Chuah Thean Teng, Dato’
b. China, 1912 – d. Penang, 2008

Come, Sing To Me, 1965

signed ‘Teng’ (lower left)
batik
90 x 62cm

EXHIBITED
Batik Paintings by Chuah Thean Teng of Malaysia,
Commonwealth Institute, UK, 1965;
First Solo Exhibition, National Art Gallery Malaysia, 1965

PROVENANCE
Private collection, Selangor

ESTIMATE RM 30,000 – 55,000
PRICE REALISED  RM 49,280.00

Prized for its plumage beauty and its mellifluous singing voice, a singing bird, especially the ubiquitous merbok (doves) are popular among the Malays in the kampung where they are bred for competitions, and excellent warblers could fetch up to even RM100,000! Usually, the men are the ones training the birds for delivering the best starting, middle and ending notes besides the melody. Here, the artist Dato’ Chuah Thean Teng  shifts the focus to the mother and child, with the squatting woman cooing the bird to show off what it can do, while another woman, probably a neighbour, bends over anxiously, her ears perked up. The inquisitive Junior, in the buff, props himself on some makeshift stool to get closer to the action. The bright colours used add to the chirpy mood, but the durians, with one pried open, do look incongruous. Certainly, it’s no bird food, for its pungent smell would put off any recital. This work was the featured cover piece on the exhibition catalogue in Teng’s solo at the Commonwealth Institute Gallery in Kensington in London in 1965, his second after his first in 1959, with the cover essay written by pioneering art promoter cum gallerist Frank Sullivan.   

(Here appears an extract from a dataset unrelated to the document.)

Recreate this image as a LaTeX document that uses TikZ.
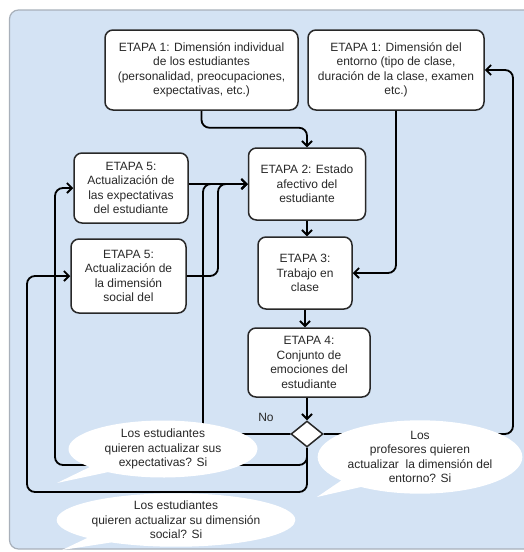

Dato’ Chuah Thean Teng is a world acclaimed art legend, dubbed the ‘Father of Batik Painting’ by the then Singapore-based Professor Michael Sullivan (Chinese Art in the 20th Century, 1959). The Penang State Government awarded him the Dato’ title in 1998, the Living Heritage status in 2005, and a Retrospective in 1994 (Penang State Art Gallery). He was also given a Retrospective by the National Art Gallery, Kuala Lumpur, in 1965, and a Memorial Exhibition in 2008. He was trained in art at the Xiamen (Amoy) Art Institute, China (uncompleted), and moved to Penang in 1926. He set up his batik museum, Yahong Art Gallery, Batu Ferringhi, in 1974, from its earlier base in Leith Street in 1953. Images of two of his works, Two Of A Kind and Tell You A Secret, were chosen for UNICEF’s greeting cards in 1968 and 1988 respectively. Since auctions started in Malaysia in 2010 (Henry Butcher), Teng’s works have hit six digits seven times, the highest being a premium of RM176,000 in the Henry Butcher October 2012 auction.